Le philosophe Charles Taylor a accusé samedi le premier ministre Stephen Harper de faciliter la tâche des recruteurs terroristes par ses commentaires sur le voile musulman.

Après un discours au sommet annuel de l'institut Broadbent, un groupe de réflexion social-démocrate, celui qui a coprésidé la commission Bouchard-Taylor sur les accommodements culturels et religieux, en 2007, a dit croire que M. Harper nourrit l'islamophobie. M. Taylor soutient que les musulmans sentent qu'ils ne sont pas les bienvenus au Canada et qu'ils se sentent dépréciés, ce qui fait d'eux des cibles faciles pour le recrutement par des islamistes terroristes.

«Demandez-vous ce que disent les recruteurs de l'État islamique. Ils disent (aux musulmans): »Regardez, ils vous méprisent, ils pensent que vous êtes des étrangers, que vous êtes dangereux, vous n'êtes pas acceptés ici, alors pourquoi ne venez-vous pas avec nous?«», a dit M. Taylor.

«Plus on fait comme cela, plus on les aide. Et c'est étrange que les gens ne voient pas cela.»

M. Harper a affirmé qu'il était «offensant» pour les femmes de porter le niqab durant la cérémonie d'assermentation à la citoyenneté. Il a également qualifié le niqab, le voile qui laisse seulement les yeux à découvert, de produit d'une culture «anti-femme».

La semaine dernière, le simple député Larry Miller a été forcé de présenter ses excuses pour avoir dit que les femmes qui insistaient pour porter le voile durant la cérémonie de citoyenneté devraient «retourner d'où elles sont venues» («stay the hell where they came from», a-t-il dit exactement).

Le bureau du premier ministre a qualifié le commentaire d'«inapproprié» mais M. Harper ne s'est pas personnellement prononcé.

Les sondages démontrent qu'une majorité de Canadiens sont d'accord avec M. Harper. M. Taylor a affirmé que c'était «une réaction ridiculement disproportionnée» à «l'infime» nombre de femmes portant le niqab au Canada.

Néanmoins, il a ajouté que cette réaction était compréhensible étant donné la violence du terrorisme islamique.

«Nous sommes dans un contexte où l'islamophobie est très puissante en Occident, a soutenu M. Taylor. C'est parfaitement compréhensible émotionnellement. Nous devons la surmonter, et la pire et la dernière chose dont nous avons besoin est que nos chefs politiques surfent dessus et l'encouragent.»

Cet ancien professeur de philosophie et de politique à l'université McGill trouve que Stephen Harper semble sourd aux impacts dangereux que pourrait avoir son discours, mais admet que c'est une tactique qui pourrait lui rapporter des votes aux prochaines élections fédérales l'automne prochain.

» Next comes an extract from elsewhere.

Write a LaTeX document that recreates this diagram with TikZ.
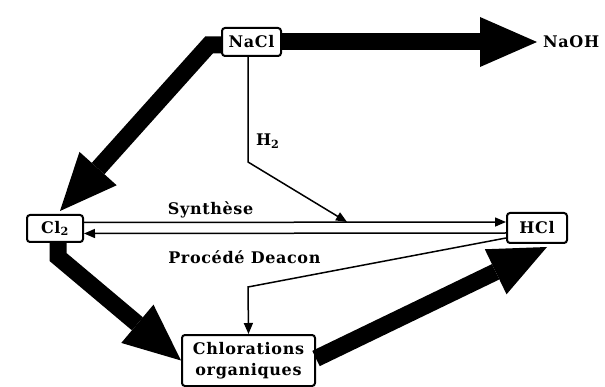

Il a donc exhorté les chefs politiques à faire preuve de retenue, même si cela leur rapporte des votes, plutôt que de risquer de causer des «dommages terribles» à la société canadienne.

Le chef libéral, Justin Trudeau, a été critiqué par les conservateurs, le chef du Nouveau Parti démocratique, Thomas Mulcair, et deux importants groupes juifs pour avoir laissé entendre que M. Harper employait une rhétorique semblable à celle qui avait déclenché les épisodes antisémites du Canada.

Prenant sa défense, Charles Taylor a affirmé que la réduction à des stéréotypes et la stigmatisation des musulmans aujourd'hui était en fait «sociologiquement très, très similaire» à celles auxquelles ont fait face les juifs par le passé.

«Nous voyons, hélas, ce genre de bouc émissaire dans l'histoire humaine. (...) Nous devons combattre (ce phénomène) lorsqu'il survient, sans pitié. C'est une chose à laquelle il ne faut pas céder un pouce, pas un centimètre.»